Another good use of filtered indexes might be if you have, say, ten years of data in a table but nobody ever queries further than two years back. You could create a filtered index for just those two years and get the same benefits as in the first scenario.
SQL Server Reporting Services
SSRS (SQL Server Reporting Services) has received a major overhaul. For starters, it no longer relies on IIS for its report server capabilities. This is a huge leap forward for SSRS shops because as I've found many times, it can be difficult to get approval for Windows changes, such as installing IIS. Often, these shops don't like to make major changes to a Windows install, and adding a component such as IIS, which is perceived to be difficult to secure, makes them doubly hesitant; not requiring IIS is a good thing.

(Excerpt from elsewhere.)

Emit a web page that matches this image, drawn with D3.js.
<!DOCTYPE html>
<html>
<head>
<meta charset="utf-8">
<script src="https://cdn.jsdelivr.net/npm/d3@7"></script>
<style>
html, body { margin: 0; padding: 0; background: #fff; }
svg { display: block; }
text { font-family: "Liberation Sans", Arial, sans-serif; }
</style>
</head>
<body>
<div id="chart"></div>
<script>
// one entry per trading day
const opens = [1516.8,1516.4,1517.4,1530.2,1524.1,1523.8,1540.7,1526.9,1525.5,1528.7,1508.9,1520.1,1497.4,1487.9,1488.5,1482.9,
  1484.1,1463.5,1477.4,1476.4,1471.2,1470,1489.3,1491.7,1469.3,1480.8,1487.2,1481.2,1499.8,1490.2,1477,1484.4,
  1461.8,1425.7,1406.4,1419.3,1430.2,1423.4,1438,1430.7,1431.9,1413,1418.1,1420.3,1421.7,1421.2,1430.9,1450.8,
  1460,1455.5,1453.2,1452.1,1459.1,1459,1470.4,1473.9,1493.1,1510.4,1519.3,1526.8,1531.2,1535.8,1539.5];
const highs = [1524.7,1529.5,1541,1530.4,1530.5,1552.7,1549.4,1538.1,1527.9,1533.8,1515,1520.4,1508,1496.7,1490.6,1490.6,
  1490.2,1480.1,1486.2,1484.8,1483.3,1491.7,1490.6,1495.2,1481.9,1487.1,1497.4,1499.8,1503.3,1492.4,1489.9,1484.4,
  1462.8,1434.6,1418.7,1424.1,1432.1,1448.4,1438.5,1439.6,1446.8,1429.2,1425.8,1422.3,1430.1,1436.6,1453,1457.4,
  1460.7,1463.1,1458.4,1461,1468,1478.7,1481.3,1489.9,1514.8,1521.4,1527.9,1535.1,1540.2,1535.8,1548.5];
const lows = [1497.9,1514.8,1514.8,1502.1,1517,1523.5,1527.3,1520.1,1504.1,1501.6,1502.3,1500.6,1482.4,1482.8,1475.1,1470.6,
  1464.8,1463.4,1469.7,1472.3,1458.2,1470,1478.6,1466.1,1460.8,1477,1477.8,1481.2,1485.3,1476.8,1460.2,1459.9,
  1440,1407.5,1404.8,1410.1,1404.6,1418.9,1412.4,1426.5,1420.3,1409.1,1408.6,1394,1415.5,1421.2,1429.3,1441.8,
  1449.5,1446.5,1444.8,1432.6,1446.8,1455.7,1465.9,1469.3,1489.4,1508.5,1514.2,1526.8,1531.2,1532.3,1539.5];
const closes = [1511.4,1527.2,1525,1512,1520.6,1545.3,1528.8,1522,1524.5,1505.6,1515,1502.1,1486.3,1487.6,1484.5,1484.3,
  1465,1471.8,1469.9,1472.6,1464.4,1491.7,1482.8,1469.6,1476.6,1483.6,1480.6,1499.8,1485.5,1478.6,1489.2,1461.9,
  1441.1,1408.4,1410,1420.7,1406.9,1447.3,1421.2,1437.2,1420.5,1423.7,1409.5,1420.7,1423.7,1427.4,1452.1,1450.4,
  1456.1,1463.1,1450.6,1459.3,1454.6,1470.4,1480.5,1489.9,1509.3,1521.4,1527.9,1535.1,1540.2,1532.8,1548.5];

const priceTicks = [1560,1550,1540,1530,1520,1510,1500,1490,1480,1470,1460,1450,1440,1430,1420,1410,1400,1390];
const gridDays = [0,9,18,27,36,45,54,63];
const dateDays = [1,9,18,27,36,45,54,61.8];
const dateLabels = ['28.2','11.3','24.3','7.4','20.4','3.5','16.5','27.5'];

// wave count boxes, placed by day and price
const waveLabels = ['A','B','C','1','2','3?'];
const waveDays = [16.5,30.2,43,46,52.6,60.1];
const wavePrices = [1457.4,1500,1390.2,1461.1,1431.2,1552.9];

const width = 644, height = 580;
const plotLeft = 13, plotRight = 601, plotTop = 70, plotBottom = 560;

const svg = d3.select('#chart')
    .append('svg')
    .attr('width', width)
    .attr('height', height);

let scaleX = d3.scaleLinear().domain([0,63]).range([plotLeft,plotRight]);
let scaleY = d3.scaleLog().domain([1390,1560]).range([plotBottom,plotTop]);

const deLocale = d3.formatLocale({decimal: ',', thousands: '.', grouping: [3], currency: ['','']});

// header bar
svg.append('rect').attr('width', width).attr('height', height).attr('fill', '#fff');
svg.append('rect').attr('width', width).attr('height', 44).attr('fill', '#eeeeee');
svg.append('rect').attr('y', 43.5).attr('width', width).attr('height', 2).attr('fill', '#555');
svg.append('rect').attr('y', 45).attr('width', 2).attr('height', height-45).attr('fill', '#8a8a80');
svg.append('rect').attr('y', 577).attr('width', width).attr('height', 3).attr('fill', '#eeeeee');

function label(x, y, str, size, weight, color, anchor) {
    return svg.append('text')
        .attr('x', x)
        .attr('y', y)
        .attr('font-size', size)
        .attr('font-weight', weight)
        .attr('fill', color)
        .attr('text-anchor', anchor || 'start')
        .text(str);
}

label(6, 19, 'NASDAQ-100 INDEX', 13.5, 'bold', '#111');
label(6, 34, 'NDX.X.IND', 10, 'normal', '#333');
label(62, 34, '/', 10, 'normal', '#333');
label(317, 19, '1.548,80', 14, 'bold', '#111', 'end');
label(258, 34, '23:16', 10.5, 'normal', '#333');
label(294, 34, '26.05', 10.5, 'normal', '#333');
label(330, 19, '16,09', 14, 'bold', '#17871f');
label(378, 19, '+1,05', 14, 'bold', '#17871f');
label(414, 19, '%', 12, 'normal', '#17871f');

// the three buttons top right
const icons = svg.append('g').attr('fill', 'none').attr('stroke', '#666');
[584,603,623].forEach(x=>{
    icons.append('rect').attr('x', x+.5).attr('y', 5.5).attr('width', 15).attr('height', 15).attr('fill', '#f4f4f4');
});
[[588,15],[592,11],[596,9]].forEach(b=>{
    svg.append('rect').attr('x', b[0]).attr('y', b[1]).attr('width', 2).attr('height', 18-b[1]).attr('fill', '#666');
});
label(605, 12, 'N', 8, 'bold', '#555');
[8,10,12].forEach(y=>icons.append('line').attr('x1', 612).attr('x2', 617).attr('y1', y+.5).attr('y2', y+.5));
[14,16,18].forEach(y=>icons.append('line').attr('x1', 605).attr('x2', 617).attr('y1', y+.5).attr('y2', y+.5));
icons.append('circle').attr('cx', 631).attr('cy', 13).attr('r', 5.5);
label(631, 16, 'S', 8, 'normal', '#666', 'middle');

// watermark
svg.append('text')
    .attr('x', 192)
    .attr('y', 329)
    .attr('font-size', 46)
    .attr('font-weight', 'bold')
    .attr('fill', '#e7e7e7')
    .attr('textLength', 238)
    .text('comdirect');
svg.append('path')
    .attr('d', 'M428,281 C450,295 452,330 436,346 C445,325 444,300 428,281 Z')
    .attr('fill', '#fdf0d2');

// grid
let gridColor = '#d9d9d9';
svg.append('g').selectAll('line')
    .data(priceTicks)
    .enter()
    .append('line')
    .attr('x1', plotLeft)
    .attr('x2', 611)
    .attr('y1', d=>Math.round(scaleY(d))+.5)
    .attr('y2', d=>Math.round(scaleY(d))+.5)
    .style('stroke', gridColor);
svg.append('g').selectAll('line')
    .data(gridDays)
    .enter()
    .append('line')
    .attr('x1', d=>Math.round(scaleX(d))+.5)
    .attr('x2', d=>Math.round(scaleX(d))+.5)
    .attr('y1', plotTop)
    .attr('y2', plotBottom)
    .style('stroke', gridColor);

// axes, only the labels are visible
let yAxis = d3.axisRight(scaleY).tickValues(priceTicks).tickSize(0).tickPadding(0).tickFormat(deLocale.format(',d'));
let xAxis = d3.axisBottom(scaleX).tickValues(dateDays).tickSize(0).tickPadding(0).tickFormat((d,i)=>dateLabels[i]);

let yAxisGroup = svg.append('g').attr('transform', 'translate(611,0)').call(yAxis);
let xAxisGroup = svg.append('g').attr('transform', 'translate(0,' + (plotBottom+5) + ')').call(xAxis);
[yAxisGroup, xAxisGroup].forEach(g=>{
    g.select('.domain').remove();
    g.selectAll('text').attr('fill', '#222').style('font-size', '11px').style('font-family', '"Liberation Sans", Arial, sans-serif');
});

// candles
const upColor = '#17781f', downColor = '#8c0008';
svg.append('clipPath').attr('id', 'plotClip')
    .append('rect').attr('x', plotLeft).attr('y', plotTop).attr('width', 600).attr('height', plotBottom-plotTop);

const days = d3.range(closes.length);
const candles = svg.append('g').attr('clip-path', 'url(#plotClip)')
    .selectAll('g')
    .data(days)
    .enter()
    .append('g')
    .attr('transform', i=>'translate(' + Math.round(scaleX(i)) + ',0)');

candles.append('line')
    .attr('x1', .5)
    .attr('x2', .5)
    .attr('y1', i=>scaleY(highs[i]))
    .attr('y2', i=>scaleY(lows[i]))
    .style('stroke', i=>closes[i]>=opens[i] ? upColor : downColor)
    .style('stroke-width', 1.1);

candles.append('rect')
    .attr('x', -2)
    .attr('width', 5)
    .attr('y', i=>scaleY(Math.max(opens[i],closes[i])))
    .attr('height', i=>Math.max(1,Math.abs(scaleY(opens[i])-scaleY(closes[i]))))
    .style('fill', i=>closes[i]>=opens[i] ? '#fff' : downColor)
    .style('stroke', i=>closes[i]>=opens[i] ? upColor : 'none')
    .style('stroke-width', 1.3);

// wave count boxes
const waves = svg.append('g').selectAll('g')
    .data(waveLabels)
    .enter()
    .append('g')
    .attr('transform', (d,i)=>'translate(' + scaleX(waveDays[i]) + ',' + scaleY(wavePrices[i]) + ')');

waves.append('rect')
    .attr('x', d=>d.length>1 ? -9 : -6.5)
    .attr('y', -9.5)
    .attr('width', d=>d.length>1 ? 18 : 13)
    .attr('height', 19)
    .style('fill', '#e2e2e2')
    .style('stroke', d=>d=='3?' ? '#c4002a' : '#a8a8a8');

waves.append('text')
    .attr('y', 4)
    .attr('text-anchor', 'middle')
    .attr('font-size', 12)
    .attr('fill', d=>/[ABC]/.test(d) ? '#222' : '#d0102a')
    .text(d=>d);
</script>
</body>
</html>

Another major enhancement, called Tablix, is a new data element type that combines table, matrix, and list. Tablix gives you an easy way to work with grouping by allowing you to group on columns or rows as well as define adjacent or parent/child groups. All of this sounds fairly intuitive, but it does take a little training. I quickly found that building groups the way I did in the previous version left me out in the cold. I had to slightly change the way I authored reports to be successful.
Report Builder has come a long way as well. Microsoft has removed a number of limitations that could make it difficult to work with. Now, you can do almost anything in Report Builder that you can do in Visual Studio, and Report Builder comes with wizards that make formatting data and charts automatic. I have almost no reason to write reports in Visual Studio anymore. This new version of Report Builder (2.0) wasn't available when Katmai shipped, but it is available as a separate download now.
SQL Server Integration Services
Microsoft has taken some big steps to ensure that SSIS (SQL Server Integration Services) can compete directly with competitors such as Informatica by offering lookup caching and CDC. And while CDC isn't strictly an SSIS enhancement, SSIS does take advantage of it to increase the speed of ETL processes. In fact, both lookup caching and CDC can improve the speed of loads by orders of magnitude. Let's examine a couple situations where you'll see dramatic performance gains.
Perhaps you're loading customer data, and you have to load each customer one at a time because you have to look up other information and make load decisions based on that lookup data. In SQL Server 2005, you would put this load inside a "for each" loop container and perform the lookup on each customer as you iterate through the loop. This means that you would perform the lookup itself for every customer. Well, if you have a large lookup table -- say, something in the neighborhood of 500 million rows -- you would have to query that data for every row you import. And if the lookup table is not on the same system or if it's not indexed appropriately for your lookup, those lookups could take a lot of time.
Now, in SQL Server 2008, you can perform that lookup once for all the customers and cache the data in a local file. The upshot is that iterating through the loop will go much faster.
Another scenario where SSIS improvements come into play is in handling changed data. Let's say a customer address change needs to be reflected in the database you're loading. In SQL Server 2005, you have to perform a binary or text comparison, on a row-by-row basis, for each column you want to track. This means that the larger your customer table, the longer your lookup will be. But with CDC, you can easily see which rows and columns have changed and avoid the lookup altogether. Here again, you could reduce the time to load tremendously.
There are other enhancements in SSIS as well. Improved threading in the data pipeline will increase performance by better managing the resources and throttling the pipeline appropriately. There's also a new data-profiling task that makes it easier to identify any data purity issues. Finally, SSIS scripts can now be written in both VB and C#.